* [Charts and diagrams as code]

<<<<

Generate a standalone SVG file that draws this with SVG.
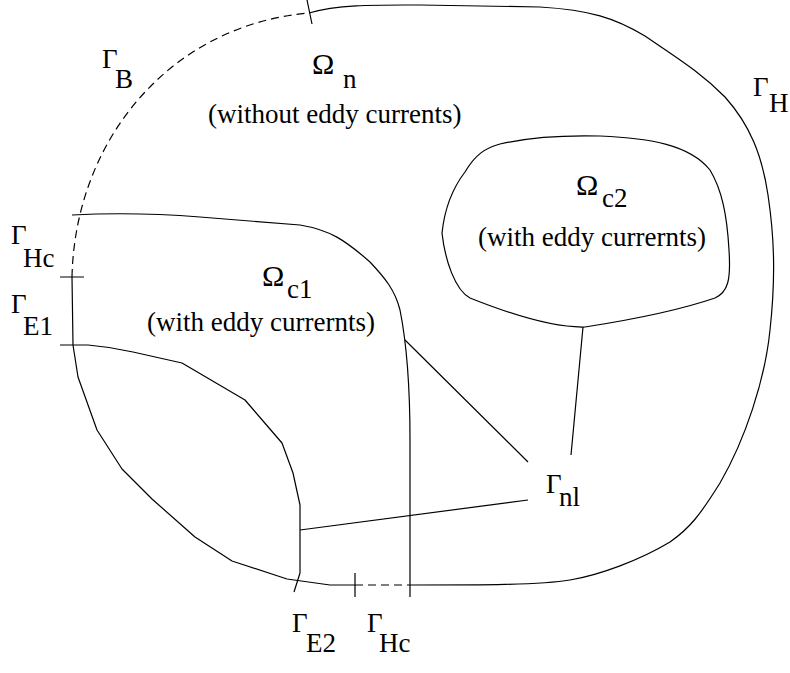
<svg xmlns="http://www.w3.org/2000/svg" width="790" height="673" viewBox="0 0 790 673">
<style>
.ln{fill:none;stroke:#000;stroke-width:1.2;stroke-linejoin:round}
.dash{fill:none;stroke:#000;stroke-width:1.2;stroke-dasharray:8,5}
.t{font-family:"Liberation Serif","Times New Roman",serif;font-size:27px;fill:#000}
.g{font-family:"Liberation Serif","Times New Roman",serif;font-size:27px;fill:#000}
.o{font-family:"Liberation Serif","Times New Roman",serif;font-size:30px;fill:#000}
</style>
<rect width="790" height="673" fill="#fff"/>
<g id="outer-boundary">
<path class="dash" d="M72,277 C75,140 170,25 309,13"/>
<path class="ln" d="M309,13 C340,4 380,5 420,5 L540,7 C590,10 615,18 645,36 C680,60 700,72 725,97 C750,125 762,155 768,195 C774,235 776,275 770,330 C765,380 745,440 720,483 C700,515 690,528 670,542 C640,560 600,575 570,580 C540,585 480,585 410,585"/>
<path class="dash" d="M355,585 L410,585"/>
<path class="ln" d="M355,585 L330,585 L287,579 L232,561 L195,537 L152,499 L122,469 L97,430 L78,377 L73,345 L72,277"/>
<path class="ln" d="M307,0 L312,24 M60,277 L84,277 M355,573 L355,597"/>
</g>
<g id="omega-c1">
<path class="ln" d="M72,215 C110,213 150,213 200,217 L300,225 C330,230 345,240 370,262 C385,278 395,290 400,310 C406,340 410,380 410,440 L410,597"/>
</g>
<g id="lower-region">
<path class="ln" d="M60,345 L88,345 C100,346 120,349 133,352 L182,363 L245,400 L282,443 L293,473 L300,505 L300,573 L294,592"/>
</g>
<g id="omega-c2">
<path class="ln" d="M442,233 C445,205 455,185 465,172 C475,155 485,148 500,144 C530,137 560,135 600,136 C650,138 690,145 710,170 C722,190 727,215 729,250 C731,280 728,292 715,298 C680,310 630,320 585,327 C550,328 500,310 470,298 C455,290 445,260 442,233 Z"/>
</g>
<g id="connectors">
<path class="ln" d="M583,327 L571,455 M405,340 L528,462 M300,530 L528,500"/>
</g>
<g id="labels">
<text class="g" x="102" y="68">Γ</text><text class="g" x="115" y="88">B</text>
<text class="o" x="312" y="74">Ω</text><text class="g" x="343" y="88">n</text>
<text class="t" x="208" y="123">(without eddy currents)</text>
<text class="g" x="753" y="96">Γ</text><text class="g" x="769" y="112">H</text>
<text class="o" x="576" y="195">Ω</text><text class="g" x="602" y="207">c2</text>
<text class="t" x="478" y="246">(with eddy currernts)</text>
<text class="o" x="262" y="286">Ω</text><text class="g" x="287" y="298">c1</text>
<text class="t" x="147" y="331">(with eddy currernts)</text>
<text class="g" x="11" y="244">Γ</text><text class="g" x="23" y="267">Hc</text>
<text class="g" x="11" y="313">Γ</text><text class="g" x="23" y="335">E1</text>
<text class="g" x="546" y="493">Γ</text><text class="g" x="559" y="506">nl</text>
<text class="g" x="292" y="632">Γ</text><text class="g" x="306" y="652">E2</text>
<text class="g" x="367" y="632">Γ</text><text class="g" x="379" y="652">Hc</text>
</g>
</svg>
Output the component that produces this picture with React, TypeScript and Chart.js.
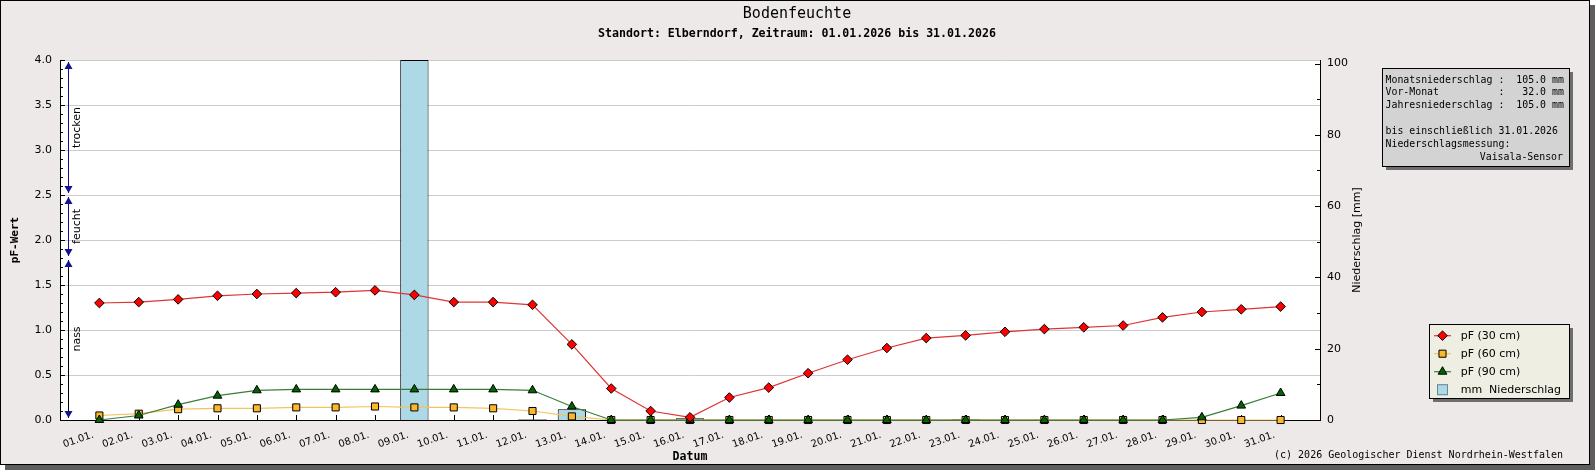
import { useEffect, useRef } from "react";
import { Chart, registerables } from "chart.js";
import { drawPoint } from "chart.js/helpers";

Chart.register(...registerables);

// Tageswerte Januar 2026
const days = [
  "01.01.", "02.01.", "03.01.", "04.01.", "05.01.", "06.01.", "07.01.", "08.01.",
  "09.01.", "10.01.", "11.01.", "12.01.", "13.01.", "14.01.", "15.01.", "16.01.",
  "17.01.", "18.01.", "19.01.", "20.01.", "21.01.", "22.01.", "23.01.", "24.01.",
  "25.01.", "26.01.", "27.01.", "28.01.", "29.01.", "30.01.", "31.01.",
];

const pf30 = [
  1.30, 1.31, 1.34, 1.38, 1.40, 1.41, 1.42, 1.44, 1.39, 1.31, 1.31, 1.28, 0.84, 0.35, 0.10, 0.03,
  0.25, 0.36, 0.52, 0.67, 0.80, 0.91, 0.94, 0.98, 1.01, 1.03, 1.05, 1.14, 1.20, 1.23, 1.26,
];

const pf60 = [
  0.05, 0.07, 0.12, 0.13, 0.13, 0.14, 0.14, 0.15, 0.14, 0.14, 0.13, 0.10, 0.04, 0, 0, 0,
  0, 0, 0, 0, 0, 0, 0, 0, 0, 0, 0, 0, 0, 0, 0,
];

const pf90 = [
  0.00, 0.05, 0.17, 0.27, 0.33, 0.34, 0.34, 0.34, 0.34, 0.34, 0.34, 0.33, 0.15, 0, 0, 0,
  0, 0, 0, 0, 0, 0, 0, 0, 0, 0, 0, 0, 0.03, 0.16, 0.30,
];

// Niederschlag in mm
const rain = [
  0, 0, 0, 0, 0, 0, 0, 0, 101.0, 0, 0, 0.2, 3.0, 0, 0.1, 0.5,
  0, 0, 0, 0, 0, 0, 0.2, 0, 0, 0, 0, 0, 0, 0, 0,
];

// Bereiche der pF-Skala
const zoneNames = ["nass", "feucht", "trocken"];
const zoneBounds = [0, 1.8, 2.5, 4.0];

const legendLabels = ["pF (30 cm)", "pF (60 cm)", "pF (90 cm)", "mm  Niederschlag"];

const infoLines = [
  "Monatsniederschlag :  105.0 mm",
  "Vor-Monat          :   32.0 mm",
  "Jahresniederschlag :  105.0 mm",
  "",
  "bis einschließlich 31.01.2026",
  "Niederschlagsmessung:",
];
const infoSensor = "Vaisala-Sensor";

const title = "Bodenfeuchte";
const subtitle = "Standort: Elberndorf, Zeitraum: 01.01.2026 bis 31.01.2026";
const copyright = "(c) 2026 Geologischer Dienst Nordrhein-Westfalen";

const MONO = "'DejaVu Sans Mono', monospace";
const SANS = "'DejaVu Sans', sans-serif";
const NAVY = "#12128e";

const toXY = (arr: number[]) => arr.map((v, i) => ({ x: i + 1, y: v }));

function arrow(ctx: CanvasRenderingContext2D, x: number, tip: number, up: boolean) {
  const h = 7;
  const d = up ? h : -h;
  ctx.beginPath();
  ctx.moveTo(x, tip);
  ctx.lineTo(x - 4, tip + d);
  ctx.lineTo(x + 4, tip + d);
  ctx.closePath();
  ctx.fill();
}

const gdPlugin = {
  id: "gdPlugin",
  beforeDraw(chart: any) {
    const { ctx, width, height, chartArea: a } = chart;
    ctx.save();
    ctx.fillStyle = "#5e5e5e";
    ctx.fillRect(5, 5, width - 5, height - 5);
    ctx.fillStyle = "#ece9e8";
    ctx.fillRect(0, 0, width - 5, height - 5);
    ctx.strokeStyle = "#000";
    ctx.lineWidth = 1;
    ctx.strokeRect(0.5, 0.5, width - 6, height - 6);
    ctx.fillStyle = "#fff";
    ctx.fillRect(a.left, a.top, a.right - a.left, a.bottom - a.top);
    ctx.restore();
  },
  beforeDatasetsDraw(chart: any) {
    const { ctx, chartArea: a } = chart;
    const { x, y, y1 } = chart.scales;
    ctx.save();
    ctx.strokeStyle = "#000";
    ctx.lineWidth = 1;
    ctx.beginPath();
    // linke Achse: Haupt- und Zwischenstriche nach innen
    for (let i = 0; i <= 40; i++) {
      const py = Math.round(y.getPixelForValue(i / 10)) + 0.5;
      const len = i % 5 === 0 ? 5 : 3;
      ctx.moveTo(a.left, py);
      ctx.lineTo(a.left + len, py);
    }
    // rechte Achse
    for (let v = 0; v <= 100; v += 10) {
      const py = Math.round(y1.getPixelForValue(v)) + 0.5;
      const len = v % 20 === 0 ? 5 : 3;
      ctx.moveTo(a.right, py);
      ctx.lineTo(a.right - len, py);
    }
    // x-Achse
    days.forEach((_, i) => {
      const px = Math.round(x.getPixelForValue(i + 1)) + 0.5;
      ctx.moveTo(px, a.bottom);
      ctx.lineTo(px, a.bottom - 5);
    });
    ctx.stroke();
    ctx.restore();
  },
  afterDraw(chart: any) {
    const { ctx, chartArea: a } = chart;
    const { y } = chart.scales;
    ctx.save();

    // Bereichspfeile trocken / feucht / nass
    const lx = a.left + 8.5;
    zoneNames.forEach((name, i) => {
      const top = y.getPixelForValue(zoneBounds[i + 1]) + 2;
      const bottom = y.getPixelForValue(zoneBounds[i]) - 2;
      ctx.strokeStyle = i === 0 ? "#000" : NAVY;
      ctx.lineWidth = 1;
      ctx.beginPath();
      ctx.moveTo(lx, top);
      ctx.lineTo(lx, bottom);
      ctx.stroke();
      ctx.fillStyle = NAVY;
      arrow(ctx, lx, top, true);
      arrow(ctx, lx, bottom, false);
      const mid = y.getPixelForValue((zoneBounds[i] + zoneBounds[i + 1]) / 2);
      ctx.save();
      ctx.translate(lx + 8.5, mid);
      ctx.rotate(-Math.PI / 2);
      ctx.fillStyle = "#000";
      ctx.font = `11px ${SANS}`;
      ctx.textAlign = "center";
      ctx.textBaseline = "middle";
      ctx.fillText(name, 0, 0);
      ctx.restore();
    });

    // Titel
    ctx.fillStyle = "#000";
    ctx.textAlign = "center";
    ctx.textBaseline = "middle";
    ctx.font = `15px ${MONO}`;
    ctx.fillText(title, 797, 14.5);
    ctx.font = `bold 11.6px ${MONO}`;
    ctx.fillText(subtitle, 797, 33.5);
    ctx.fillText("Datum", (a.left + a.right) / 2, 457);

    ctx.save();
    ctx.translate(15, (a.top + a.bottom) / 2);
    ctx.rotate(-Math.PI / 2);
    ctx.font = `bold 11px ${MONO}`;
    ctx.fillText("pF-Wert", 0, 0);
    ctx.restore();

    ctx.save();
    ctx.translate(a.right + 37, (a.top + a.bottom) / 2);
    ctx.rotate(-Math.PI / 2);
    ctx.font = `11px ${SANS}`;
    ctx.fillText("Niederschlag [mm]", 0, 0);
    ctx.restore();

    ctx.textAlign = "right";
    ctx.font = `10px ${MONO}`;
    ctx.fillText(copyright, 1563, 455);

    // Infobox
    const ix = a.right + 62;
    const iy = 68;
    const iw = 187;
    const ih = 98;
    ctx.fillStyle = "#6e6e6e";
    ctx.fillRect(ix + 4, iy + 4, iw, ih);
    ctx.fillStyle = "#d3d3d3";
    ctx.fillRect(ix, iy, iw, ih);
    ctx.strokeStyle = "#000";
    ctx.strokeRect(ix + 0.5, iy + 0.5, iw, ih);
    ctx.fillStyle = "#000";
    ctx.font = `9.9px ${MONO}`;
    ctx.textAlign = "left";
    infoLines.forEach((line, i) => ctx.fillText(line, ix + 3.5, iy + 12 + i * 12.9));
    ctx.textAlign = "right";
    ctx.fillText(infoSensor, ix + iw - 6, iy + 12 + infoLines.length * 12.9);

    // Legende
    const gx = a.right + 109;
    const gy = 324;
    const gw = 140;
    const gh = 74;
    ctx.fillStyle = "#6e6e6e";
    ctx.fillRect(gx + 4, gy + 4, gw, gh);
    ctx.fillStyle = "#eeeee2";
    ctx.fillRect(gx, gy, gw, gh);
    ctx.strokeStyle = "#000";
    ctx.strokeRect(gx + 0.5, gy + 0.5, gw, gh);
    const sets = chart.data.datasets;
    const order = [0, 2, 1, 3];
    legendLabels.forEach((label, i) => {
      const ds = sets[order[i]];
      const ry = gy + 11.7 + i * 18;
      if (ds.type === "line") {
        ctx.strokeStyle = ds.borderColor;
        ctx.lineWidth = 1.2;
        ctx.beginPath();
        ctx.moveTo(gx + 5, ry);
        ctx.lineTo(gx + 22, ry);
        ctx.stroke();
        ctx.fillStyle = ds.pointBackgroundColor;
        ctx.strokeStyle = ds.pointBorderColor;
        ctx.lineWidth = 1;
        drawPoint(ctx, { pointStyle: ds.pointStyle, radius: ds.pointRadius, borderWidth: 1, rotation: 0 } as any, gx + 13.5, ry);
      } else {
        ctx.fillStyle = ds.backgroundColor;
        ctx.fillRect(gx + 8, ry - 5.5, 11, 11);
        ctx.strokeStyle = "#6a8794";
        ctx.lineWidth = 1;
        ctx.strokeRect(gx + 8.5, ry - 5, 10, 10);
      }
      ctx.fillStyle = "#000";
      ctx.textAlign = "left";
      ctx.textBaseline = "middle";
      ctx.font = `11px ${SANS}`;
      ctx.fillText(label, gx + 31.7, ry);
    });

    ctx.restore();
  },
};

export default function App() {
  const canvasRef = useRef<HTMLCanvasElement>(null);

  useEffect(() => {
    document.body.style.margin = "0";
    document.body.style.overflow = "hidden";
    if (!canvasRef.current) return;

    Chart.defaults.font.family = SANS;
    Chart.defaults.color = "#000";

    const chart = new Chart(canvasRef.current, {
      type: "bar",
      data: {
        datasets: [
          {
            type: "line",
            label: legendLabels[0],
            data: toXY(pf30),
            borderColor: "#e03434",
            borderWidth: 1.2,
            pointStyle: "rectRot",
            pointRadius: 4.8,
            pointBackgroundColor: "#ff0000",
            pointBorderColor: "#000",
            pointBorderWidth: 1,
            tension: 0,
            yAxisID: "y",
            clip: false,
          },
          {
            type: "line",
            label: legendLabels[2],
            data: toXY(pf90),
            borderColor: "#3a7d3a",
            borderWidth: 1.2,
            pointStyle: "triangle",
            pointRadius: 5,
            pointBackgroundColor: "#006400",
            pointBorderColor: "#000",
            pointBorderWidth: 1,
            tension: 0,
            yAxisID: "y",
            clip: false,
          },
          {
            type: "line",
            label: legendLabels[1],
            data: toXY(pf60),
            borderColor: "#f2c55c",
            borderWidth: 1.2,
            pointStyle: "rect",
            pointRadius: 5,
            pointBackgroundColor: "#fbb829",
            pointBorderColor: "#000",
            pointBorderWidth: 1,
            tension: 0,
            yAxisID: "y",
            clip: false,
          },
          {
            type: "bar",
            label: legendLabels[3],
            data: toXY(rain),
            backgroundColor: "#add8e6",
            borderColor: "#000",
            borderWidth: 1,
            yAxisID: "y1",
          },
        ],
      } as any,
      options: {
        responsive: false,
        animation: false,
        events: [],
        layout: { padding: { top: 60, left: 0, right: 0, bottom: 0 } },
        plugins: {
          legend: { display: false },
          tooltip: { enabled: false },
        },
        scales: {
          x: {
            type: "linear",
            min: 0,
            max: days.length + 1,
            offset: false,
            grid: { display: false, drawTicks: false, offset: false },
            border: { display: true, color: "#000", width: 1 },
            ticks: {
              stepSize: 1,
              autoSkip: false,
              maxRotation: 19,
              minRotation: 19,
              padding: 9,
              labelOffset: -6,
              font: { size: 10 },
              color: "#000",
              callback: (v: any) => days[Number(v) - 1] ?? "",
            },
            afterFit: (s: any) => {
              s.height = 50;
            },
          },
          y: {
            type: "linear",
            position: "left",
            min: 0,
            max: 4,
            grid: { color: "#cccccc", drawTicks: false },
            border: { display: true, color: "#000", width: 1 },
            ticks: {
              stepSize: 0.5,
              padding: 8,
              font: { size: 11 },
              color: "#000",
              callback: (v: any) => Number(v).toFixed(1),
            },
            afterFit: (s: any) => {
              s.width = 60;
            },
          },
          y1: {
            type: "linear",
            position: "right",
            min: 0,
            max: 101,
            grid: { display: false, drawTicks: false },
            border: { display: true, color: "#000", width: 1 },
            ticks: {
              stepSize: 20,
              includeBounds: false,
              padding: 7,
              font: { size: 11 },
              color: "#000",
            },
            afterFit: (s: any) => {
              s.width = 275;
            },
          },
        },
      },
      plugins: [gdPlugin],
    });

    return () => chart.destroy();
  }, []);

  return <canvas ref={canvasRef} width={1595} height={470} />;
}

>>>>

Can you give again only the lines between the one containing "Output the component" and the one containing "Chart.register(...registerables);", counting both, exactly as they appear and without any pictures?

* [Output of the exercise]
Output the component that produces this picture with React, TypeScript and Chart.js.
import { useEffect, useRef } from "react";
import { Chart, registerables } from "chart.js";
import { drawPoint } from "chart.js/helpers";

Chart.register(...registerables);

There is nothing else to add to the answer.